** start of DATASET EXCERPT **

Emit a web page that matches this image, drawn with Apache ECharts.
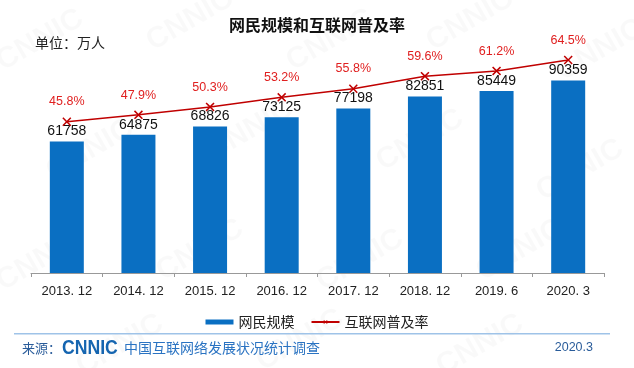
<!DOCTYPE html>
<html><head><meta charset="utf-8">
<script src="https://cdn.jsdelivr.net/npm/echarts@6/dist/echarts.min.js"></script>
<style>html,body{margin:0;padding:0;background:#fff}#c{width:634px;height:368px}</style>
</head><body><div id="c"></div>
<script>
const categories = ['2013. 12','2014. 12','2015. 12','2016. 12','2017. 12','2018. 12','2019. 6','2020. 3'];
const netizens = [61758,64875,68826,73125,77198,82851,85449,90359];
const penetration = [45.8,47.9,50.3,53.2,55.8,59.6,61.2,64.5];

const font = '"Liberation Sans", Arial, "Noto Sans CJK SC", sans-serif';
const cjk = '"Noto Sans CJK SC", sans-serif';
const chart = echarts.init(document.getElementById('c'));

const wm = [];
const wmPos = [[40,40],[190,20],[330,40],[470,20],[600,50],[90,150],[250,130],[420,140],[580,170],[40,260],[200,250],[360,260],[520,250],[120,345],[300,340],[480,345]];
wmPos.forEach(p => wm.push({type:'text', x:p[0], y:p[1], rotation:Math.PI/6, silent:true, z:-10,
  style:{text:'CNNIC', font:'bold 30px ' + font, fill:'rgba(0,0,0,0.022)', align:'center', verticalAlign:'middle'}}));

const xSym = 'path://M0,1.2L1.2,0L5,3.8L8.8,0L10,1.2L6.2,5L10,8.8L8.8,10L5,6.2L1.2,10L0,8.8L3.8,5Z';

chart.setOption({
  animation:false,
  title:{text:'网民规模和互联网普及率', left:'center', top:12,
    textStyle:{fontFamily:cjk, fontSize:16, fontWeight:'bold', color:'#111'}},
  grid:{left:31, right:30, top:60, bottom:95},
  legend:{bottom:34, left:'center', itemGap:16, itemWidth:28, itemHeight:5,
    textStyle:{fontFamily:cjk, fontSize:14, color:'#222'},
    data:[{name:'网民规模', icon:'rect'},{name:'互联网普及率'}]},
  xAxis:{type:'category', data:categories,
    axisLine:{lineStyle:{color:'#999'}}, axisTick:{show:true, length:4, lineStyle:{color:'#999'}},
    axisLabel:{fontFamily:font, fontSize:13, color:'#222', margin:12}},
  yAxis:[{type:'value', min:0, max:100000, show:false},
         {type:'value', min:0, max:64.5, show:false}],
  series:[
    {name:'网民规模', type:'bar', data:netizens, barWidth:34, yAxisIndex:0,
      itemStyle:{color:'#0a6fc2'},
      label:{show:true, position:'top', distance:3, fontFamily:font, fontSize:14, color:'#111'}},
    {name:'互联网普及率', type:'line', data:penetration, yAxisIndex:1,
      lineStyle:{color:'#c00000', width:1.5}, itemStyle:{color:'#c00000', borderWidth:0},
      symbol:xSym, symbolSize:9, showSymbol:true,
      label:{show:true, position:'top', distance:9, fontFamily:font, fontSize:12.5, color:'#e02020',
        formatter:p=>p.value.toFixed(1)+'%'}}
  ],
  graphic:wm.concat([
    {type:'text', left:35, top:36, style:{text:'单位：万人', font:'14px ' + cjk, fill:'#222'}},
    {type:'rect', shape:{x:14, y:333, width:596, height:1.5}, style:{fill:'#9fc3e8'}},
    {type:'text', x:22, y:348, style:{text:'来源：', font:'13px ' + cjk, fill:'#2a5c9a', verticalAlign:'middle'}},
    {type:'text', x:62, y:348, scaleX:0.84, style:{text:'CNNIC', font:'bold 21px ' + font, fill:'#1565b0', verticalAlign:'middle'}},
    {type:'text', x:124, y:348, style:{text:'中国互联网络发展状况统计调查', font:'14px ' + cjk, fill:'#2a73c2', verticalAlign:'middle'}},
    {type:'text', x:593, y:348, style:{text:'2020.3', font:'12.5px ' + font, fill:'#2a5c9a', align:'right', verticalAlign:'middle'}}
  ])
});
</script></body></html>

** end of DATASET EXCERPT **

EXERCISE INSTRUCTIONS — Repeat the material above in full and unchanged, minus its images.

WRITTEN ANSWER —
Emit a web page that matches this image, drawn with Apache ECharts.
<!DOCTYPE html>
<html><head><meta charset="utf-8">
<script src="https://cdn.jsdelivr.net/npm/echarts@6/dist/echarts.min.js"></script>
<style>html,body{margin:0;padding:0;background:#fff}#c{width:634px;height:368px}</style>
</head><body><div id="c"></div>
<script>
const categories = ['2013. 12','2014. 12','2015. 12','2016. 12','2017. 12','2018. 12','2019. 6','2020. 3'];
const netizens = [61758,64875,68826,73125,77198,82851,85449,90359];
const penetration = [45.8,47.9,50.3,53.2,55.8,59.6,61.2,64.5];

const font = '"Liberation Sans", Arial, "Noto Sans CJK SC", sans-serif';
const cjk = '"Noto Sans CJK SC", sans-serif';
const chart = echarts.init(document.getElementById('c'));

const wm = [];
const wmPos = [[40,40],[190,20],[330,40],[470,20],[600,50],[90,150],[250,130],[420,140],[580,170],[40,260],[200,250],[360,260],[520,250],[120,345],[300,340],[480,345]];
wmPos.forEach(p => wm.push({type:'text', x:p[0], y:p[1], rotation:Math.PI/6, silent:true, z:-10,
  style:{text:'CNNIC', font:'bold 30px ' + font, fill:'rgba(0,0,0,0.022)', align:'center', verticalAlign:'middle'}}));

const xSym = 'path://M0,1.2L1.2,0L5,3.8L8.8,0L10,1.2L6.2,5L10,8.8L8.8,10L5,6.2L1.2,10L0,8.8L3.8,5Z';

chart.setOption({
  animation:false,
  title:{text:'网民规模和互联网普及率', left:'center', top:12,
    textStyle:{fontFamily:cjk, fontSize:16, fontWeight:'bold', color:'#111'}},
  grid:{left:31, right:30, top:60, bottom:95},
  legend:{bottom:34, left:'center', itemGap:16, itemWidth:28, itemHeight:5,
    textStyle:{fontFamily:cjk, fontSize:14, color:'#222'},
    data:[{name:'网民规模', icon:'rect'},{name:'互联网普及率'}]},
  xAxis:{type:'category', data:categories,
    axisLine:{lineStyle:{color:'#999'}}, axisTick:{show:true, length:4, lineStyle:{color:'#999'}},
    axisLabel:{fontFamily:font, fontSize:13, color:'#222', margin:12}},
  yAxis:[{type:'value', min:0, max:100000, show:false},
         {type:'value', min:0, max:64.5, show:false}],
  series:[
    {name:'网民规模', type:'bar', data:netizens, barWidth:34, yAxisIndex:0,
      itemStyle:{color:'#0a6fc2'},
      label:{show:true, position:'top', distance:3, fontFamily:font, fontSize:14, color:'#111'}},
    {name:'互联网普及率', type:'line', data:penetration, yAxisIndex:1,
      lineStyle:{color:'#c00000', width:1.5}, itemStyle:{color:'#c00000', borderWidth:0},
      symbol:xSym, symbolSize:9, showSymbol:true,
      label:{show:true, position:'top', distance:9, fontFamily:font, fontSize:12.5, color:'#e02020',
        formatter:p=>p.value.toFixed(1)+'%'}}
  ],
  graphic:wm.concat([
    {type:'text', left:35, top:36, style:{text:'单位：万人', font:'14px ' + cjk, fill:'#222'}},
    {type:'rect', shape:{x:14, y:333, width:596, height:1.5}, style:{fill:'#9fc3e8'}},
    {type:'text', x:22, y:348, style:{text:'来源：', font:'13px ' + cjk, fill:'#2a5c9a', verticalAlign:'middle'}},
    {type:'text', x:62, y:348, scaleX:0.84, style:{text:'CNNIC', font:'bold 21px ' + font, fill:'#1565b0', verticalAlign:'middle'}},
    {type:'text', x:124, y:348, style:{text:'中国互联网络发展状况统计调查', font:'14px ' + cjk, fill:'#2a73c2', verticalAlign:'middle'}},
    {type:'text', x:593, y:348, style:{text:'2020.3', font:'12.5px ' + font, fill:'#2a5c9a', align:'right', verticalAlign:'middle'}}
  ])
});
</script></body></html>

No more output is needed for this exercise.